- AIM: Skip the pictures. Transcribe the rest of the data below without changing a word.

- SUPPLIED MATERIAL:
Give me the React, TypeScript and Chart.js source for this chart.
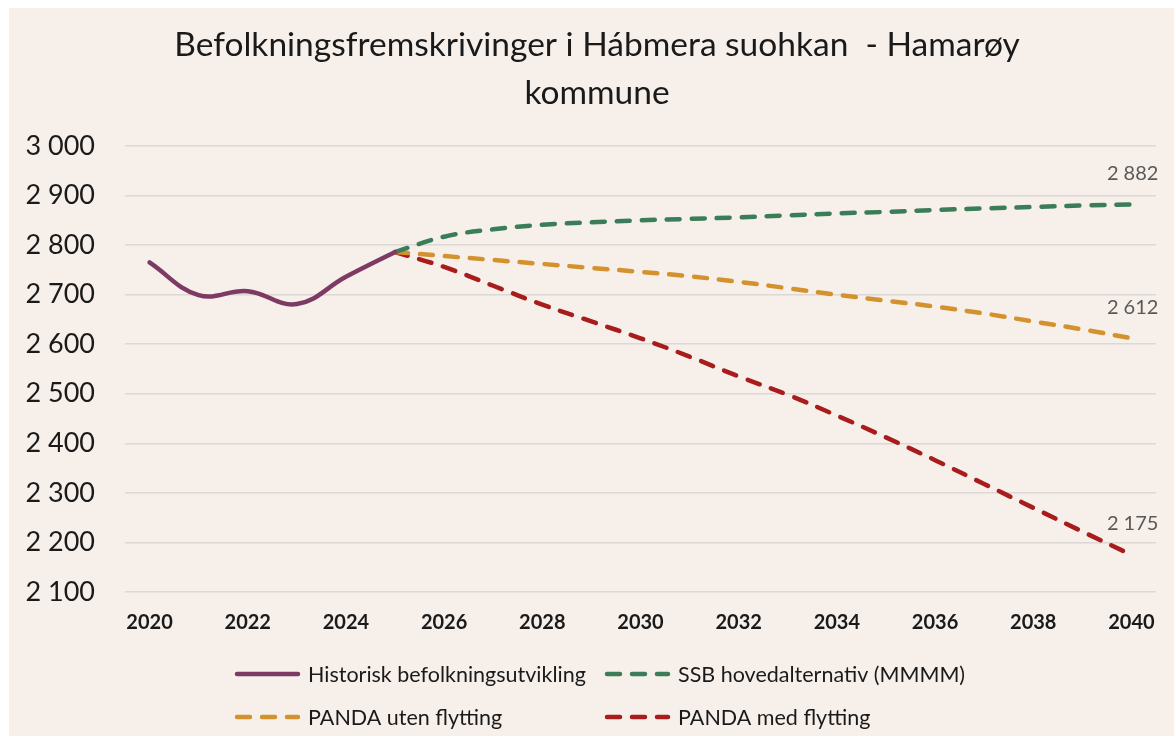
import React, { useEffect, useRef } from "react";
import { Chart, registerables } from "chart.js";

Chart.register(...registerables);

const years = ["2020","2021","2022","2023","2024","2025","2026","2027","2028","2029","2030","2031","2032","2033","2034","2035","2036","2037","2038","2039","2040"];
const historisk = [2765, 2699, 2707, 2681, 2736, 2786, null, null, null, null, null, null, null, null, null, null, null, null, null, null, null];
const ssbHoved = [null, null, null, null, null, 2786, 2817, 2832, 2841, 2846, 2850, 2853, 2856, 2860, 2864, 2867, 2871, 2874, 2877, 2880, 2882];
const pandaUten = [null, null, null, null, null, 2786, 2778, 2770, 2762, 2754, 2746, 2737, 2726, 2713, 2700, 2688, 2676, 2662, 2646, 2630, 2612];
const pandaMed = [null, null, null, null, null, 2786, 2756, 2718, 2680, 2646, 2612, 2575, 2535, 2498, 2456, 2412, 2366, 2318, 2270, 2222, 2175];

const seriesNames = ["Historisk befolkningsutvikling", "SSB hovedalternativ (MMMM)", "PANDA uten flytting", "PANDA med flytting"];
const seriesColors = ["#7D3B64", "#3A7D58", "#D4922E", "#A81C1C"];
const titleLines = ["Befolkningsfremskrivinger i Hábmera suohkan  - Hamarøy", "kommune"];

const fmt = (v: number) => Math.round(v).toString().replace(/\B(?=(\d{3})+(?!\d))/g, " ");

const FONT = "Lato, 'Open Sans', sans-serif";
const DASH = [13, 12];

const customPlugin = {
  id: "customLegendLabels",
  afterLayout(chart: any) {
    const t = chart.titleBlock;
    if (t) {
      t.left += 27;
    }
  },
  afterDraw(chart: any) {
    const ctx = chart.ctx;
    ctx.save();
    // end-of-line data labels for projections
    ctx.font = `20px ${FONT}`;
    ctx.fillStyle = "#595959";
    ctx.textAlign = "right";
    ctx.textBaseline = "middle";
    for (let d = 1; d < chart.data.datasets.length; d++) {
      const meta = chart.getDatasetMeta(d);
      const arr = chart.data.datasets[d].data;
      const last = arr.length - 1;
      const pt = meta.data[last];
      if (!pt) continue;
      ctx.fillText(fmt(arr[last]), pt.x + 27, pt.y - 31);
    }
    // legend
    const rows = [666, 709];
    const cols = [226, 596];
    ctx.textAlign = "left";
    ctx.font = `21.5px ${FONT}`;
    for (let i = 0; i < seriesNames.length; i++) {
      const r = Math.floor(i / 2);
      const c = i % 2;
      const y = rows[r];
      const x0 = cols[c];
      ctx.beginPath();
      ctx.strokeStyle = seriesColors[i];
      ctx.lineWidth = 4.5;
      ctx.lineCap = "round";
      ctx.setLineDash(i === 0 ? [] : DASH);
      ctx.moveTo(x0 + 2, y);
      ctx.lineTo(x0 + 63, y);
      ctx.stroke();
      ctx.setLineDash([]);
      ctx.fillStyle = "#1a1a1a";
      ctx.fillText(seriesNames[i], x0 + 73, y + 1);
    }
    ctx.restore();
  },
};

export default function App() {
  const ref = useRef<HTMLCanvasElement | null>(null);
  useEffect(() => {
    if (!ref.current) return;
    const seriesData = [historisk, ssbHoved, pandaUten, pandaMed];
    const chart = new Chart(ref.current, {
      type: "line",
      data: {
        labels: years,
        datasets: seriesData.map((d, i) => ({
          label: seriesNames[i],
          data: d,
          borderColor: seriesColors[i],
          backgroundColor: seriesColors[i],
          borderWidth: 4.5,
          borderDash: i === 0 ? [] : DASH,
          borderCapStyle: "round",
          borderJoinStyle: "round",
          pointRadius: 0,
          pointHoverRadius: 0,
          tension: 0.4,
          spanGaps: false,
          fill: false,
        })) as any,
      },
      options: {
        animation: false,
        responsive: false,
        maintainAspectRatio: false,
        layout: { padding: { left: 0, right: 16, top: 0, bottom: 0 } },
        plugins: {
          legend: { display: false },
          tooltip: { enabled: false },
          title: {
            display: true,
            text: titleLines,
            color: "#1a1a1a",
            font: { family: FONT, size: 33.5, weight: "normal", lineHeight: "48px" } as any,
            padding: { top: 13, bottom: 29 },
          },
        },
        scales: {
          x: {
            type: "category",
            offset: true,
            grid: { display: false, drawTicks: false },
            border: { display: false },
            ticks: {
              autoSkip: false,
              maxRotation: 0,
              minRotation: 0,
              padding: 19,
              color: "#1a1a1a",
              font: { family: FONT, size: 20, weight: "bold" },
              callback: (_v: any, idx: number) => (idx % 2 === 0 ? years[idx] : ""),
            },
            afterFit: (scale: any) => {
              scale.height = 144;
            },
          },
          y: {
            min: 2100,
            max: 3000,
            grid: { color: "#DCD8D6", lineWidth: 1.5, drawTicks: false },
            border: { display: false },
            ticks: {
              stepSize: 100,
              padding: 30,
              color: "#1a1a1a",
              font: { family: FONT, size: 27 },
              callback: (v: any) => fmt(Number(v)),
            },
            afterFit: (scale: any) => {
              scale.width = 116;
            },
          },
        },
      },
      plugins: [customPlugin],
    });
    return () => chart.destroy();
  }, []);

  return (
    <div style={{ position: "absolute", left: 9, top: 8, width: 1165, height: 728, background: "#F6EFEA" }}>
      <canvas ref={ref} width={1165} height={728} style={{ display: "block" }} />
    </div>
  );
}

- THE ANSWER:
Give me the React, TypeScript and Chart.js source for this chart.
import React, { useEffect, useRef } from "react";
import { Chart, registerables } from "chart.js";

Chart.register(...registerables);

const years = ["2020","2021","2022","2023","2024","2025","2026","2027","2028","2029","2030","2031","2032","2033","2034","2035","2036","2037","2038","2039","2040"];
const historisk = [2765, 2699, 2707, 2681, 2736, 2786, null, null, null, null, null, null, null, null, null, null, null, null, null, null, null];
const ssbHoved = [null, null, null, null, null, 2786, 2817, 2832, 2841, 2846, 2850, 2853, 2856, 2860, 2864, 2867, 2871, 2874, 2877, 2880, 2882];
const pandaUten = [null, null, null, null, null, 2786, 2778, 2770, 2762, 2754, 2746, 2737, 2726, 2713, 2700, 2688, 2676, 2662, 2646, 2630, 2612];
const pandaMed = [null, null, null, null, null, 2786, 2756, 2718, 2680, 2646, 2612, 2575, 2535, 2498, 2456, 2412, 2366, 2318, 2270, 2222, 2175];

const seriesNames = ["Historisk befolkningsutvikling", "SSB hovedalternativ (MMMM)", "PANDA uten flytting", "PANDA med flytting"];
const seriesColors = ["#7D3B64", "#3A7D58", "#D4922E", "#A81C1C"];
const titleLines = ["Befolkningsfremskrivinger i Hábmera suohkan  - Hamarøy", "kommune"];

const fmt = (v: number) => Math.round(v).toString().replace(/\B(?=(\d{3})+(?!\d))/g, " ");

const FONT = "Lato, 'Open Sans', sans-serif";
const DASH = [13, 12];

const customPlugin = {
  id: "customLegendLabels",
  afterLayout(chart: any) {
    const t = chart.titleBlock;
    if (t) {
      t.left += 27;
    }
  },
  afterDraw(chart: any) {
    const ctx = chart.ctx;
    ctx.save();
    // end-of-line data labels for projections
    ctx.font = `20px ${FONT}`;
    ctx.fillStyle = "#595959";
    ctx.textAlign = "right";
    ctx.textBaseline = "middle";
    for (let d = 1; d < chart.data.datasets.length; d++) {
      const meta = chart.getDatasetMeta(d);
      const arr = chart.data.datasets[d].data;
      const last = arr.length - 1;
      const pt = meta.data[last];
      if (!pt) continue;
      ctx.fillText(fmt(arr[last]), pt.x + 27, pt.y - 31);
    }
    // legend
    const rows = [666, 709];
    const cols = [226, 596];
    ctx.textAlign = "left";
    ctx.font = `21.5px ${FONT}`;
    for (let i = 0; i < seriesNames.length; i++) {
      const r = Math.floor(i / 2);
      const c = i % 2;
      const y = rows[r];
      const x0 = cols[c];
      ctx.beginPath();
      ctx.strokeStyle = seriesColors[i];
      ctx.lineWidth = 4.5;
      ctx.lineCap = "round";
      ctx.setLineDash(i === 0 ? [] : DASH);
      ctx.moveTo(x0 + 2, y);
      ctx.lineTo(x0 + 63, y);
      ctx.stroke();
      ctx.setLineDash([]);
      ctx.fillStyle = "#1a1a1a";
      ctx.fillText(seriesNames[i], x0 + 73, y + 1);
    }
    ctx.restore();
  },
};

export default function App() {
  const ref = useRef<HTMLCanvasElement | null>(null);
  useEffect(() => {
    if (!ref.current) return;
    const seriesData = [historisk, ssbHoved, pandaUten, pandaMed];
    const chart = new Chart(ref.current, {
      type: "line",
      data: {
        labels: years,
        datasets: seriesData.map((d, i) => ({
          label: seriesNames[i],
          data: d,
          borderColor: seriesColors[i],
          backgroundColor: seriesColors[i],
          borderWidth: 4.5,
          borderDash: i === 0 ? [] : DASH,
          borderCapStyle: "round",
          borderJoinStyle: "round",
          pointRadius: 0,
          pointHoverRadius: 0,
          tension: 0.4,
          spanGaps: false,
          fill: false,
        })) as any,
      },
      options: {
        animation: false,
        responsive: false,
        maintainAspectRatio: false,
        layout: { padding: { left: 0, right: 16, top: 0, bottom: 0 } },
        plugins: {
          legend: { display: false },
          tooltip: { enabled: false },
          title: {
            display: true,
            text: titleLines,
            color: "#1a1a1a",
            font: { family: FONT, size: 33.5, weight: "normal", lineHeight: "48px" } as any,
            padding: { top: 13, bottom: 29 },
          },
        },
        scales: {
          x: {
            type: "category",
            offset: true,
            grid: { display: false, drawTicks: false },
            border: { display: false },
            ticks: {
              autoSkip: false,
              maxRotation: 0,
              minRotation: 0,
              padding: 19,
              color: "#1a1a1a",
              font: { family: FONT, size: 20, weight: "bold" },
              callback: (_v: any, idx: number) => (idx % 2 === 0 ? years[idx] : ""),
            },
            afterFit: (scale: any) => {
              scale.height = 144;
            },
          },
          y: {
            min: 2100,
            max: 3000,
            grid: { color: "#DCD8D6", lineWidth: 1.5, drawTicks: false },
            border: { display: false },
            ticks: {
              stepSize: 100,
              padding: 30,
              color: "#1a1a1a",
              font: { family: FONT, size: 27 },
              callback: (v: any) => fmt(Number(v)),
            },
            afterFit: (scale: any) => {
              scale.width = 116;
            },
          },
        },
      },
      plugins: [customPlugin],
    });
    return () => chart.destroy();
  }, []);

  return (
    <div style={{ position: "absolute", left: 9, top: 8, width: 1165, height: 728, background: "#F6EFEA" }}>
      <canvas ref={ref} width={1165} height={728} style={{ display: "block" }} />
    </div>
  );
}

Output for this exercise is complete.